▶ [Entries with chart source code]
--

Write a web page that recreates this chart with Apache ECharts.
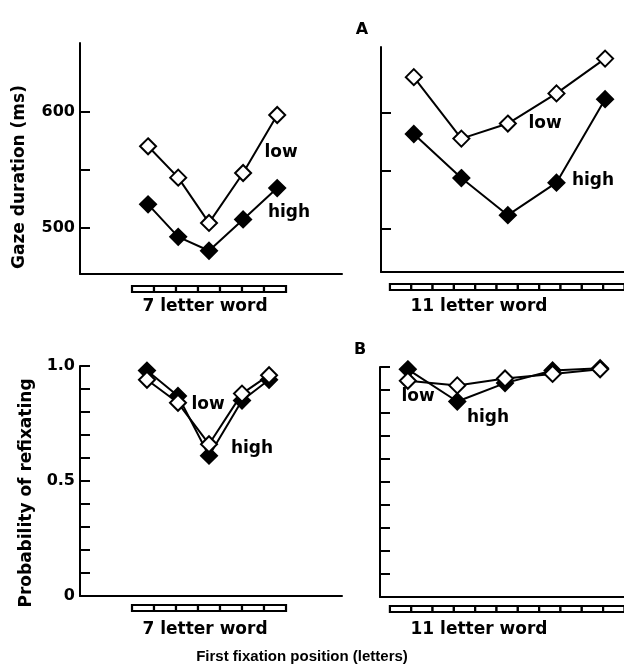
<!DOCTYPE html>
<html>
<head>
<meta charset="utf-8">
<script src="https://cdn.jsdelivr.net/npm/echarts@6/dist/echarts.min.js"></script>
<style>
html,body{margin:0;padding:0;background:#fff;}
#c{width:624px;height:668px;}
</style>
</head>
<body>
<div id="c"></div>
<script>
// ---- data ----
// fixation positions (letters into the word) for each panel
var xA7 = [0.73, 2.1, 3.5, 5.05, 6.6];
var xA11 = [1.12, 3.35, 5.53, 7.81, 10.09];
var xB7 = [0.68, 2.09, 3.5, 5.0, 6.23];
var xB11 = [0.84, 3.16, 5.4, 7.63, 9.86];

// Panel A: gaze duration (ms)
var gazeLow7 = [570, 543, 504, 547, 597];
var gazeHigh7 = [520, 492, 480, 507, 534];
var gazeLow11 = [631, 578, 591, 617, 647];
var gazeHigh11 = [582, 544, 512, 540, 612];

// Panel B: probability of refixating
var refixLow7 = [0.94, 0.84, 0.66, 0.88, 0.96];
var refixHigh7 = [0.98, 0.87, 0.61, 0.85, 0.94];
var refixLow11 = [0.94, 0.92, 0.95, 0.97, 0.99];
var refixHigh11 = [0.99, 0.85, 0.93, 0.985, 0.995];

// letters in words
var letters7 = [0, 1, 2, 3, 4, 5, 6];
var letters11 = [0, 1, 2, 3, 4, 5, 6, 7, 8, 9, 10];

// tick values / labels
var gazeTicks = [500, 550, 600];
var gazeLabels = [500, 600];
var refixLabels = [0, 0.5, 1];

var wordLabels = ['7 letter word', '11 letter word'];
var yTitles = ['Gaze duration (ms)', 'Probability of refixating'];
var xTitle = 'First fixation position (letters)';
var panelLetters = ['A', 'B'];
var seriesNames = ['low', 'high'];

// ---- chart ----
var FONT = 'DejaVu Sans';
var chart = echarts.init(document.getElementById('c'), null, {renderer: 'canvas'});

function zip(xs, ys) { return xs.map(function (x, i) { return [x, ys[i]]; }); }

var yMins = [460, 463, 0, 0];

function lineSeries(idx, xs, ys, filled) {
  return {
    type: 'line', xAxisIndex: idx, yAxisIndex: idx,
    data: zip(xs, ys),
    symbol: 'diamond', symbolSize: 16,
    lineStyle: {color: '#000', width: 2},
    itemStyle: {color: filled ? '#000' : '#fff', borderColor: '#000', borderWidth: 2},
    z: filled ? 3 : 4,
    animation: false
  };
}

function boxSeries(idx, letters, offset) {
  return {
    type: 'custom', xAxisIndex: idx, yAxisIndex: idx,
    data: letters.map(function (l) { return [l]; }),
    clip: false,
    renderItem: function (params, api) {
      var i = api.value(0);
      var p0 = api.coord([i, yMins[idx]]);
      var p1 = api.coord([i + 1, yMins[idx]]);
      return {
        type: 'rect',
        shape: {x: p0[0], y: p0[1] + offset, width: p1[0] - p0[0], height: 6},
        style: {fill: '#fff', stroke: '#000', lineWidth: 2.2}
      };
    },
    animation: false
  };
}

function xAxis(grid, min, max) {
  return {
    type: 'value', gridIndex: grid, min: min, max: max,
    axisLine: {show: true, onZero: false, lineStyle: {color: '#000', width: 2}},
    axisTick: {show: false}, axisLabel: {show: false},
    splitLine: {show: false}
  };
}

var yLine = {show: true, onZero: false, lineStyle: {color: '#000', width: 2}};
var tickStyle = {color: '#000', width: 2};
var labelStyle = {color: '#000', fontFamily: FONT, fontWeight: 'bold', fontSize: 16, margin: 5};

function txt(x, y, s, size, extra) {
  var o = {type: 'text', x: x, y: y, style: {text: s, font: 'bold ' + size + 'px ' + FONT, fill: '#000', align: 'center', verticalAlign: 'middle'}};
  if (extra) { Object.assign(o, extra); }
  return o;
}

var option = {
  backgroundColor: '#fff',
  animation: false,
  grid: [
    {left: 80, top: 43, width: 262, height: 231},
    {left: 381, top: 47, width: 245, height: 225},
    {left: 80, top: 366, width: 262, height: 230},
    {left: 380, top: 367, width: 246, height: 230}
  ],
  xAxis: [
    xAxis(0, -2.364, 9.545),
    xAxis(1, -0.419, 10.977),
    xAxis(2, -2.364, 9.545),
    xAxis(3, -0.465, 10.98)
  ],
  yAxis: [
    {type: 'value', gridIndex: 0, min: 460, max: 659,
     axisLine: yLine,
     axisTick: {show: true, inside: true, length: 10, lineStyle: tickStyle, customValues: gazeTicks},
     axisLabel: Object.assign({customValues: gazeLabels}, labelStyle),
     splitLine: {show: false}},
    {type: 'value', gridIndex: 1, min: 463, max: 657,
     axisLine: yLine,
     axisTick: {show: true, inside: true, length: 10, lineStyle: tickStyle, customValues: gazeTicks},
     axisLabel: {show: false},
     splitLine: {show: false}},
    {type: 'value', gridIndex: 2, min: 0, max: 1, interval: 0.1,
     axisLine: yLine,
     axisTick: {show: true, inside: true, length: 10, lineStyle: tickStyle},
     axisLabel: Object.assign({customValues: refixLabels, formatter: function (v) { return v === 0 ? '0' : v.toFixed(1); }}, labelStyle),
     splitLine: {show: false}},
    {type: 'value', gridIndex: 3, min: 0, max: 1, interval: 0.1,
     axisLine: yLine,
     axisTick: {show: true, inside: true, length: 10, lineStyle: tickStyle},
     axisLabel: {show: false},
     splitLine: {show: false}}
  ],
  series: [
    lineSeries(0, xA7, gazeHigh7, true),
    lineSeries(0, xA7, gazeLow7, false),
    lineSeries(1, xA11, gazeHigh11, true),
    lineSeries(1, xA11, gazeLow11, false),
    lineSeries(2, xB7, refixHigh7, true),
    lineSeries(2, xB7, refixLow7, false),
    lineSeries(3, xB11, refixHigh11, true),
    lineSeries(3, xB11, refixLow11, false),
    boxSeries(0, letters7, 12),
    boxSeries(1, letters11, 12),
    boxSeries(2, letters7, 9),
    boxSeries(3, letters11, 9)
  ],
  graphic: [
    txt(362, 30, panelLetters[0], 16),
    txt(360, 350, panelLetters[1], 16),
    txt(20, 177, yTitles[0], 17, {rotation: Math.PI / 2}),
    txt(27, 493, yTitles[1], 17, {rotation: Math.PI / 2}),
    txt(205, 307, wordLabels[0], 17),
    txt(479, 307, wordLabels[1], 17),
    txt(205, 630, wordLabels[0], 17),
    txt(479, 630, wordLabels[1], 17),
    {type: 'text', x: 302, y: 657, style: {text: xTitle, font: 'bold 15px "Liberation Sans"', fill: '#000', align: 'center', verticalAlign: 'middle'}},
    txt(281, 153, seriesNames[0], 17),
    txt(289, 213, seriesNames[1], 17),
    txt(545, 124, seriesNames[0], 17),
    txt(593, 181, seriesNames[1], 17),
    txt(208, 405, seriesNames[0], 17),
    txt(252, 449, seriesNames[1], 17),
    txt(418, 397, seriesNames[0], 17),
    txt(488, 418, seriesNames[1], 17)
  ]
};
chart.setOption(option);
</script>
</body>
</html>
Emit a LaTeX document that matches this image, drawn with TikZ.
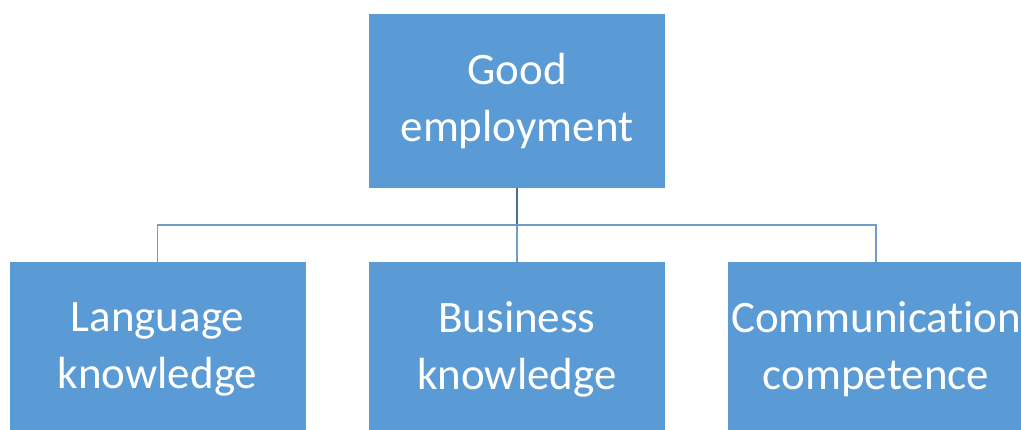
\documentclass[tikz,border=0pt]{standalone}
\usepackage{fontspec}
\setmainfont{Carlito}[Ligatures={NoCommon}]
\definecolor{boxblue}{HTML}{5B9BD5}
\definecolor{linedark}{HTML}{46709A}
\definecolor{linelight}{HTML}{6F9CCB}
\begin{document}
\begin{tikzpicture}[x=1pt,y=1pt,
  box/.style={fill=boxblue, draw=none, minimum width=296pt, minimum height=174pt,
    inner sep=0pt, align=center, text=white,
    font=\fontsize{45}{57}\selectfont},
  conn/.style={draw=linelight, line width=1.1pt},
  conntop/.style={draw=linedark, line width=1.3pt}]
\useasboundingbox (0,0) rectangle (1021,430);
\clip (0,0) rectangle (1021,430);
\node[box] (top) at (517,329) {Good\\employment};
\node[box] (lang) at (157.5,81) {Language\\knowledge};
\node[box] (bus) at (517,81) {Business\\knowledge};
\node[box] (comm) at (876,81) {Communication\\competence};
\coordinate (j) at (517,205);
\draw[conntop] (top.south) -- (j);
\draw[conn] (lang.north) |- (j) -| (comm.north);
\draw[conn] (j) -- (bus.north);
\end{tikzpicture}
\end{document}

--

Please reproduce, word for word, every line from the first line of the records above through the line containing "var refixLabels = [0, 0.5, 1];", and leave out the pictures.

▶ [The result]
Write a web page that recreates this chart with Apache ECharts.
<!DOCTYPE html>
<html>
<head>
<meta charset="utf-8">
<script src="https://cdn.jsdelivr.net/npm/echarts@6/dist/echarts.min.js"></script>
<style>
html,body{margin:0;padding:0;background:#fff;}
#c{width:624px;height:668px;}
</style>
</head>
<body>
<div id="c"></div>
<script>
// ---- data ----
// fixation positions (letters into the word) for each panel
var xA7 = [0.73, 2.1, 3.5, 5.05, 6.6];
var xA11 = [1.12, 3.35, 5.53, 7.81, 10.09];
var xB7 = [0.68, 2.09, 3.5, 5.0, 6.23];
var xB11 = [0.84, 3.16, 5.4, 7.63, 9.86];

// Panel A: gaze duration (ms)
var gazeLow7 = [570, 543, 504, 547, 597];
var gazeHigh7 = [520, 492, 480, 507, 534];
var gazeLow11 = [631, 578, 591, 617, 647];
var gazeHigh11 = [582, 544, 512, 540, 612];

// Panel B: probability of refixating
var refixLow7 = [0.94, 0.84, 0.66, 0.88, 0.96];
var refixHigh7 = [0.98, 0.87, 0.61, 0.85, 0.94];
var refixLow11 = [0.94, 0.92, 0.95, 0.97, 0.99];
var refixHigh11 = [0.99, 0.85, 0.93, 0.985, 0.995];

// letters in words
var letters7 = [0, 1, 2, 3, 4, 5, 6];
var letters11 = [0, 1, 2, 3, 4, 5, 6, 7, 8, 9, 10];

// tick values / labels
var gazeTicks = [500, 550, 600];
var gazeLabels = [500, 600];
var refixLabels = [0, 0.5, 1];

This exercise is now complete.